A Smile Hides a Million Lies

Over the course of my lifetime I can't count the number of times people have said to me, “You should smile more”. I usually respond with a sarcastic chuckle or half-assed smirk. For starters, I hate when people tell me what I should do or how to live my life. Don't worry about what I'm doing or why I'm doing it! But I must tell you, I am the queen of RBF—better known as ‘resting bitch face’. I know there was never any malice in people's comments to me, but it certainly was my reminder that everyone can see my facial expressions—and they don't lie or do they?

From a young age I was never one to smile. For no other reason than that's just how I was. I was never one for emotions unless I was angry. Then you damn well knew. I look back on pictures and laugh. My mom wasn't kidding. I seriously never smiled—but I did laugh a lot. Why didn't I smile? I don't really have a great answer other than to say, I have always been a serious person that doesn't reveal a ton of emotion. I wasn't your typical happy-go-lucky kid. I was aware and in tune to everything going on around me—a sponge, if you will. I soaked it all in.

As I got older and my personality started to develop, that stern demeanor stuck around. At some point I realized it was just me and I had to own it! Unfortunately I was always bombarded with, “What's wrong?” or “Why are you always angry”. Then in true Lydia fashion—now I was pissed. Mind you this was coming from people who didn't know me well. The ones that did, would ask questions when I was super positive and smiling, because that was odd. My serious demeanor apparently was so strong that I one time heard, “Why do you always have a chip on your shoulder?” Excuse me, what? How do those things even translate? I always wondered why some people have the audacity to say the things they do. As bold as I can be, I shockingly keep to myself for the most part. Believe me—in those instances, I had plenty to say but always responded politely. My momma raised me better than that. Thanks, mom!
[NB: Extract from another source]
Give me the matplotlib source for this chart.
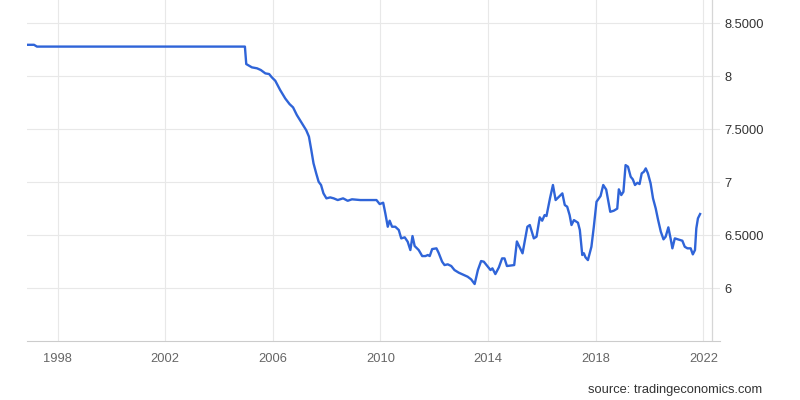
import matplotlib
matplotlib.use("Agg")
import matplotlib.pyplot as plt

plt.rcParams['font.family'] = ['Liberation Sans', 'DejaVu Sans']

# USD/CNY style series (decimal year, rate)
years = [1996.86, 1997.12, 1997.23, 2004.96, 2005.01, 2005.22, 2005.41, 2005.55,
         2005.72, 2005.86, 2005.96, 2006.09, 2006.27, 2006.46, 2006.62, 2006.75,
         2006.89, 2007.08, 2007.24, 2007.34, 2007.43, 2007.51, 2007.61, 2007.70,
         2007.79, 2007.88, 2007.99, 2008.13, 2008.26, 2008.41, 2008.61, 2008.78,
         2008.94, 2009.25, 2009.62, 2009.85, 2009.97, 2010.10, 2010.18, 2010.27,
         2010.34, 2010.43, 2010.55, 2010.68, 2010.77, 2010.90, 2011.01, 2011.11,
         2011.19, 2011.27, 2011.42, 2011.55, 2011.67, 2011.76, 2011.83, 2011.92,
         2012.08, 2012.16, 2012.29, 2012.38, 2012.50, 2012.63, 2012.75, 2012.91,
         2013.10, 2013.24, 2013.37, 2013.50, 2013.62, 2013.74, 2013.84, 2013.97,
         2014.09, 2014.16, 2014.27, 2014.40, 2014.52, 2014.61, 2014.70, 2014.97,
         2015.07, 2015.28, 2015.46, 2015.55, 2015.70, 2015.80, 2015.92, 2016.01,
         2016.10, 2016.17, 2016.30, 2016.41, 2016.51, 2016.76, 2016.85, 2016.94,
         2017.03, 2017.10, 2017.19, 2017.34, 2017.41, 2017.50, 2017.56, 2017.62,
         2017.71, 2017.84, 2017.93, 2018.03, 2018.18, 2018.28, 2018.39, 2018.54,
         2018.67, 2018.80, 2018.86, 2018.95, 2019.03, 2019.11, 2019.20, 2019.30,
         2019.38, 2019.46, 2019.55, 2019.63, 2019.71, 2019.79, 2019.86, 2019.94,
         2020.04, 2020.13, 2020.23, 2020.32, 2020.42, 2020.52, 2020.60, 2020.70,
         2020.79, 2020.85, 2020.94, 2021.06, 2021.22, 2021.31, 2021.41, 2021.53,
         2021.61, 2021.69, 2021.74, 2021.80, 2021.88]
rates = [8.297, 8.297, 8.28, 8.28, 8.115, 8.084, 8.075, 8.059,
         8.027, 8.021, 7.99, 7.957, 7.87, 7.79, 7.737, 7.706,
         7.634, 7.555, 7.49, 7.43, 7.30, 7.178, 7.083, 7.004,
         6.973, 6.894, 6.847, 6.856, 6.847, 6.831, 6.847, 6.824,
         6.838, 6.831, 6.831, 6.831, 6.793, 6.806, 6.705, 6.579,
         6.636, 6.579, 6.579, 6.548, 6.469, 6.479, 6.438, 6.359,
         6.491, 6.397, 6.359, 6.302, 6.302, 6.312, 6.302, 6.368,
         6.375, 6.333, 6.249, 6.217, 6.224, 6.208, 6.17, 6.145,
         6.123, 6.107, 6.082, 6.038, 6.17, 6.255, 6.249, 6.208,
         6.17, 6.186, 6.132, 6.195, 6.28, 6.28, 6.208, 6.217,
         6.44, 6.328, 6.579, 6.595, 6.469, 6.485, 6.668, 6.636,
         6.689, 6.68, 6.847, 6.973, 6.831, 6.894, 6.784, 6.768,
         6.689, 6.595, 6.642, 6.617, 6.548, 6.312, 6.328, 6.29,
         6.264, 6.39, 6.579, 6.815, 6.869, 6.973, 6.93, 6.72,
         6.73, 6.75, 6.932, 6.878, 6.909, 7.161, 7.146, 7.051,
         7.026, 6.973, 6.994, 6.982, 7.083, 7.098, 7.13, 7.083,
         6.989, 6.847, 6.752, 6.642, 6.532, 6.46, 6.485, 6.573,
         6.46, 6.375, 6.469, 6.46, 6.447, 6.39, 6.375, 6.375,
         6.318, 6.359, 6.564, 6.658, 6.699]

x_ticks = [1998, 2002, 2006, 2010, 2014, 2018, 2022]
y_ticks = [6, 6.5, 7, 7.5, 8, 8.5]
y_labels = ['6', '6.5000', '7', '7.5000', '8', '8.5000']

fig = plt.figure(figsize=(8, 4), dpi=100)
ax = fig.add_axes([27/800, 1 - 341/400, (720 - 27)/800, 341/400])

ax.plot(years, rates, color='#2f64d8', lw=1.7, solid_joinstyle='round')

ax.set_xlim(1996.86, 2022.62)
ax.set_ylim(5.5, 8.72)
ax.set_xticks(x_ticks)
ax.set_xticklabels([str(y) for y in x_ticks])
ax.set_yticks(y_ticks)
ax.set_yticklabels(y_labels)
ax.yaxis.tick_right()
ax.tick_params(axis='y', length=0, pad=3, labelsize=9.3, labelcolor='#333333')
ax.tick_params(axis='x', length=0, pad=9, labelsize=9.3, labelcolor='#666666')
ax.grid(True, color='#e8e8e8', lw=0.8)
ax.set_axisbelow(True)
for s in ['top', 'left', 'right']:
    ax.spines[s].set_visible(False)
ax.spines['bottom'].set_color('#cccccc')
ax.axvline(2022.32, color='#d6d6d6', lw=0.9)

fig.text(762/800, 1 - 390/400, 'source: tradingeconomics.com', ha='right', va='center',
         fontsize=9.3, color='#333333')

fig.savefig('out.png', dpi=100)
Now that I have been around the block a few times, I worry less about what people think of me. But I'll be damned if I still don't find the need to defend myself on occasion. It makes no sense. Maybe I'm defending my honor, my reputation. Who knows? I will say, I'm not Polly Positive. I'm a realist. I have accepted who I am. I may not plaster happiness across my face all the time, but I am very content.

Since a smile isn't my go-to, I've resorted to defending myself with, “I'm fine” or “I'm good”, when interrogated—which shockingly is perceived as a lie when I spout it out. I can't win. I struggle with things just as much as the next person, but it does not mean the earth is shattering below me. So don't be alarmed by my lack of a smile. I have a serious face that goes along with my personality. I wear it A LOT! I wear it on my good days and bad. Don't use a smile as your judge of character or even how someone feels.

So I will ask you, “Is a smile really what we're looking for? Is that how we perceive positivity, happiness, all things good? Will that change how you perceive me or how you perceive others”? And yes, I do smile. But I don't have one plastered on my face all the time—because it would just be fake! Does it mean something is wrong? NO! Just because someone isn't wearing a smile, doesn't mean there is necessarily something wrong. I'm gonna be honest— in my observations, I worry more about the people who constantly don a smile. How much is hidden behind it? I can tell you a smile hides a million lies. I know some of these people.

Get to know people for who they are and not what is represented on their facade. Spoiler alert—the face lies! There is a whole lot more going on than we realize. Some of the unhappiest people have the biggest smile you've ever seen. If you see me smiling all the time, you better check on me and ask me what the hell is up. Because that is NOT normal. Haha. I might just have two personalities. Gosh—that would be scary. One is hard enough to deal with. Anyways, be who you are and let others be who they are. If you are close with someone and can tell they are off, certainly check on them. If you don't know someone, don't assume something based off a facial expression. Get to know them personally before diving off the deep end with your thoughts. If the past few years have taught me anything—it's that we are so vulnerable and life is precious.

Although I assume most people don't like my serious personality, I am fortunate to own it. I am incredibly observant while appearing uninterested or even unattached to most things. I can very often spot when someone is off, whether it's a friend, my sisters, or even an athlete of mine—down to the way a text message is sent. Crazy! I know the triggering social media posts. I know when there is an injury that hasn't been disclosed to me. I know a lot of things that most people don't realize. Not hiding behind a smile and being genuinely myself, allows me to better understand people.